Though buyouts are disruptive, the U.S. saves $7 in avoided costs for every $1 spent through the federally funded grants to acquire or demolish flood-prone buildings, according to a study for the National Institute of Building Sciences.
“I can tell you - mitigation works, it’s very successful. It saves the pain and anguish of people that get flooded,” former FEMA Administrator James Lee Witt said during a recent session hosted by The Pew Charitable Trusts on ways to reduce local flood risks.
Like most who take buyouts, the former residents of Mosby are now scattered. Some have moved to Excelsior Springs, a city of more than 11,000 immediately east. Others have gone west, toward the Kansas City suburbs. Still others moved into a rural area a few miles north.
When Tammy and James Kilgore moved out, they took some pine boards from their porch, a mailbox, a flagpole and plants from their yard. Scavengers quickly swooped in to swipe their furnace, air conditioner and dishwasher. Someone even ripped out the kitchen sink and all the pipes running to it.
By the time Tammy Kilgore climbed into the excavator to help tear down her old house, the ransacked interior looked nothing like the home she had left.

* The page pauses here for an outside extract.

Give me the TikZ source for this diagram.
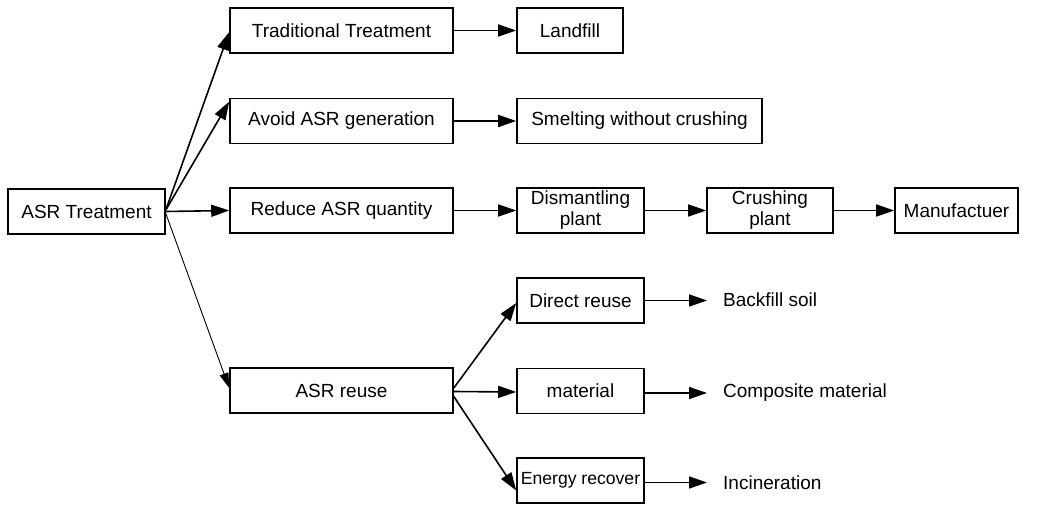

After taking a few swings with the machine, she passed the controls to a professional. The house was reduced to a pile of rubble in barely 10 minutes.
“Well, I can say this, there’s a lot of love in them walls,” Kilgore said, adding, “I’m not sad at all.”
The Kilgores put their $45,000 buyout toward a brick house in Excelsior Springs - a home on a hill.
“It’s the best decision we ever made,” she said.